--- BEGIN RECORDS FOR PROCESSING ---
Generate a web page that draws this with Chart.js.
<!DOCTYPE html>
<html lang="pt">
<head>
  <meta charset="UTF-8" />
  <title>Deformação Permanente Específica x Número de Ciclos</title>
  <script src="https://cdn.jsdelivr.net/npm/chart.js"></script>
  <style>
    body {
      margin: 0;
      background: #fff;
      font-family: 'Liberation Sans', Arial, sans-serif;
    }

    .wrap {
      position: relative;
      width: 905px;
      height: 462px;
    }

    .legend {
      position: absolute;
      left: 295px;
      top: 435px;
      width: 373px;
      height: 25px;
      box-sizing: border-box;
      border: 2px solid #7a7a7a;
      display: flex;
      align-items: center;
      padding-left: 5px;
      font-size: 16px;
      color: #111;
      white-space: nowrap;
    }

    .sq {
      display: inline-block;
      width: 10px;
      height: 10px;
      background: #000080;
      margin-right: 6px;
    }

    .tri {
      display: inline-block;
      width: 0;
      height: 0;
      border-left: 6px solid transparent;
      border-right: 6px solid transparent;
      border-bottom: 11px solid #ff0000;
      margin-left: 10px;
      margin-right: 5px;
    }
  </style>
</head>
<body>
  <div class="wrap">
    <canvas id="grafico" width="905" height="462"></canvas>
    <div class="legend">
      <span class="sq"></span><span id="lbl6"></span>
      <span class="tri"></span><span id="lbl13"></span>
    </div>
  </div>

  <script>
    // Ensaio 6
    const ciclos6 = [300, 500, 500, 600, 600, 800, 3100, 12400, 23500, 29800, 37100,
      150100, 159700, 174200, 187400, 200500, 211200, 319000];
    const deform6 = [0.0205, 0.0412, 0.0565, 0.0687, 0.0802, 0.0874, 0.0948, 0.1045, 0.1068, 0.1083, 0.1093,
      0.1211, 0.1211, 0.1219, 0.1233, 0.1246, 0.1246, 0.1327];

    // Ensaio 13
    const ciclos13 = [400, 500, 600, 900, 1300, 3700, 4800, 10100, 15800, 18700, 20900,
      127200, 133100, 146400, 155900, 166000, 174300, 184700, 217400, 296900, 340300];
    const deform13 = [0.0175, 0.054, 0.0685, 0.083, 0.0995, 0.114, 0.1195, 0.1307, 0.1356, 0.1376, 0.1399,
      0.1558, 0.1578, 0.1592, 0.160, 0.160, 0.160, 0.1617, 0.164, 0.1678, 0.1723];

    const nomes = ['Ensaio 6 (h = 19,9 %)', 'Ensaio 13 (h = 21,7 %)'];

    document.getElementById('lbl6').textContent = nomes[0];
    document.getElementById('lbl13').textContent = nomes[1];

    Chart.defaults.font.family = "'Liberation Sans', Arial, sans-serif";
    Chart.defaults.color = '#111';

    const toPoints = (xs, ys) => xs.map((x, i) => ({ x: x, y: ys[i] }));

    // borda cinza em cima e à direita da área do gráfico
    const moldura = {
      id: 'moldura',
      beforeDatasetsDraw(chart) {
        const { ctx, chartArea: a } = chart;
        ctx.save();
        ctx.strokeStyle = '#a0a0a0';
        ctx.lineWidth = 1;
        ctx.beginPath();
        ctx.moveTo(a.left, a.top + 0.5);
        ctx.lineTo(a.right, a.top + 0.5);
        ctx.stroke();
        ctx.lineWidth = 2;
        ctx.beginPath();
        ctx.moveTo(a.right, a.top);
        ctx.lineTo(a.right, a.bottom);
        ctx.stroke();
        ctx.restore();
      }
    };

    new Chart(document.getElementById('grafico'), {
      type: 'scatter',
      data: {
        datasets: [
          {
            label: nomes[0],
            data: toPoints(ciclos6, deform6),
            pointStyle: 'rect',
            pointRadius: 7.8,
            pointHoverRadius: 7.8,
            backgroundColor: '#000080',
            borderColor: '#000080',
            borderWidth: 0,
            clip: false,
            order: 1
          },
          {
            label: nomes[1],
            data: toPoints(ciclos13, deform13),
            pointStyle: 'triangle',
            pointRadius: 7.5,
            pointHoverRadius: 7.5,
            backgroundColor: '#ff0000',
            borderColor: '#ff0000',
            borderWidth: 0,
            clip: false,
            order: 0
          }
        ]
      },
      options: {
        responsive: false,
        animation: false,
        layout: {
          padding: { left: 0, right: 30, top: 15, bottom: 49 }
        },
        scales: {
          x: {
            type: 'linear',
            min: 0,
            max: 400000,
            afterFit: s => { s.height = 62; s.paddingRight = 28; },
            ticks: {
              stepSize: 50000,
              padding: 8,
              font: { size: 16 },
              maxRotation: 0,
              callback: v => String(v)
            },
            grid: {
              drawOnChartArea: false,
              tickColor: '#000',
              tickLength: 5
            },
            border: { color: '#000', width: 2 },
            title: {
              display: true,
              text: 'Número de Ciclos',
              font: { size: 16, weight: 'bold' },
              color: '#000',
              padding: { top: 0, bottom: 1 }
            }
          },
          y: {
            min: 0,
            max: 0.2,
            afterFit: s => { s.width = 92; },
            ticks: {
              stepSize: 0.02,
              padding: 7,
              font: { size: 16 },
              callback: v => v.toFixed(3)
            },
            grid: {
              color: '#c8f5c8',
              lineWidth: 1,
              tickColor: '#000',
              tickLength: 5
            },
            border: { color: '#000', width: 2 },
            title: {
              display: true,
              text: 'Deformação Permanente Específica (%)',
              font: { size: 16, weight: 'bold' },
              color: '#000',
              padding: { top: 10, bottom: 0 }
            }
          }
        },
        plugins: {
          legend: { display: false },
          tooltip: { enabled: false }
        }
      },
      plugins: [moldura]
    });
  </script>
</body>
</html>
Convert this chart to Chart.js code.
--- END RECORDS FOR PROCESSING ---
**PROBLEM TO SOLVE**
Output every record above exactly as it appears.

**REPLY**
Generate a web page that draws this with Chart.js.
<!DOCTYPE html>
<html lang="pt">
<head>
  <meta charset="UTF-8" />
  <title>Deformação Permanente Específica x Número de Ciclos</title>
  <script src="https://cdn.jsdelivr.net/npm/chart.js"></script>
  <style>
    body {
      margin: 0;
      background: #fff;
      font-family: 'Liberation Sans', Arial, sans-serif;
    }

    .wrap {
      position: relative;
      width: 905px;
      height: 462px;
    }

    .legend {
      position: absolute;
      left: 295px;
      top: 435px;
      width: 373px;
      height: 25px;
      box-sizing: border-box;
      border: 2px solid #7a7a7a;
      display: flex;
      align-items: center;
      padding-left: 5px;
      font-size: 16px;
      color: #111;
      white-space: nowrap;
    }

    .sq {
      display: inline-block;
      width: 10px;
      height: 10px;
      background: #000080;
      margin-right: 6px;
    }

    .tri {
      display: inline-block;
      width: 0;
      height: 0;
      border-left: 6px solid transparent;
      border-right: 6px solid transparent;
      border-bottom: 11px solid #ff0000;
      margin-left: 10px;
      margin-right: 5px;
    }
  </style>
</head>
<body>
  <div class="wrap">
    <canvas id="grafico" width="905" height="462"></canvas>
    <div class="legend">
      <span class="sq"></span><span id="lbl6"></span>
      <span class="tri"></span><span id="lbl13"></span>
    </div>
  </div>

  <script>
    // Ensaio 6
    const ciclos6 = [300, 500, 500, 600, 600, 800, 3100, 12400, 23500, 29800, 37100,
      150100, 159700, 174200, 187400, 200500, 211200, 319000];
    const deform6 = [0.0205, 0.0412, 0.0565, 0.0687, 0.0802, 0.0874, 0.0948, 0.1045, 0.1068, 0.1083, 0.1093,
      0.1211, 0.1211, 0.1219, 0.1233, 0.1246, 0.1246, 0.1327];

    // Ensaio 13
    const ciclos13 = [400, 500, 600, 900, 1300, 3700, 4800, 10100, 15800, 18700, 20900,
      127200, 133100, 146400, 155900, 166000, 174300, 184700, 217400, 296900, 340300];
    const deform13 = [0.0175, 0.054, 0.0685, 0.083, 0.0995, 0.114, 0.1195, 0.1307, 0.1356, 0.1376, 0.1399,
      0.1558, 0.1578, 0.1592, 0.160, 0.160, 0.160, 0.1617, 0.164, 0.1678, 0.1723];

    const nomes = ['Ensaio 6 (h = 19,9 %)', 'Ensaio 13 (h = 21,7 %)'];

    document.getElementById('lbl6').textContent = nomes[0];
    document.getElementById('lbl13').textContent = nomes[1];

    Chart.defaults.font.family = "'Liberation Sans', Arial, sans-serif";
    Chart.defaults.color = '#111';

    const toPoints = (xs, ys) => xs.map((x, i) => ({ x: x, y: ys[i] }));

    // borda cinza em cima e à direita da área do gráfico
    const moldura = {
      id: 'moldura',
      beforeDatasetsDraw(chart) {
        const { ctx, chartArea: a } = chart;
        ctx.save();
        ctx.strokeStyle = '#a0a0a0';
        ctx.lineWidth = 1;
        ctx.beginPath();
        ctx.moveTo(a.left, a.top + 0.5);
        ctx.lineTo(a.right, a.top + 0.5);
        ctx.stroke();
        ctx.lineWidth = 2;
        ctx.beginPath();
        ctx.moveTo(a.right, a.top);
        ctx.lineTo(a.right, a.bottom);
        ctx.stroke();
        ctx.restore();
      }
    };

    new Chart(document.getElementById('grafico'), {
      type: 'scatter',
      data: {
        datasets: [
          {
            label: nomes[0],
            data: toPoints(ciclos6, deform6),
            pointStyle: 'rect',
            pointRadius: 7.8,
            pointHoverRadius: 7.8,
            backgroundColor: '#000080',
            borderColor: '#000080',
            borderWidth: 0,
            clip: false,
            order: 1
          },
          {
            label: nomes[1],
            data: toPoints(ciclos13, deform13),
            pointStyle: 'triangle',
            pointRadius: 7.5,
            pointHoverRadius: 7.5,
            backgroundColor: '#ff0000',
            borderColor: '#ff0000',
            borderWidth: 0,
            clip: false,
            order: 0
          }
        ]
      },
      options: {
        responsive: false,
        animation: false,
        layout: {
          padding: { left: 0, right: 30, top: 15, bottom: 49 }
        },
        scales: {
          x: {
            type: 'linear',
            min: 0,
            max: 400000,
            afterFit: s => { s.height = 62; s.paddingRight = 28; },
            ticks: {
              stepSize: 50000,
              padding: 8,
              font: { size: 16 },
              maxRotation: 0,
              callback: v => String(v)
            },
            grid: {
              drawOnChartArea: false,
              tickColor: '#000',
              tickLength: 5
            },
            border: { color: '#000', width: 2 },
            title: {
              display: true,
              text: 'Número de Ciclos',
              font: { size: 16, weight: 'bold' },
              color: '#000',
              padding: { top: 0, bottom: 1 }
            }
          },
          y: {
            min: 0,
            max: 0.2,
            afterFit: s => { s.width = 92; },
            ticks: {
              stepSize: 0.02,
              padding: 7,
              font: { size: 16 },
              callback: v => v.toFixed(3)
            },
            grid: {
              color: '#c8f5c8',
              lineWidth: 1,
              tickColor: '#000',
              tickLength: 5
            },
            border: { color: '#000', width: 2 },
            title: {
              display: true,
              text: 'Deformação Permanente Específica (%)',
              font: { size: 16, weight: 'bold' },
              color: '#000',
              padding: { top: 10, bottom: 0 }
            }
          }
        },
        plugins: {
          legend: { display: false },
          tooltip: { enabled: false }
        }
      },
      plugins: [moldura]
    });
  </script>
</body>
</html>
Convert this chart to Chart.js code.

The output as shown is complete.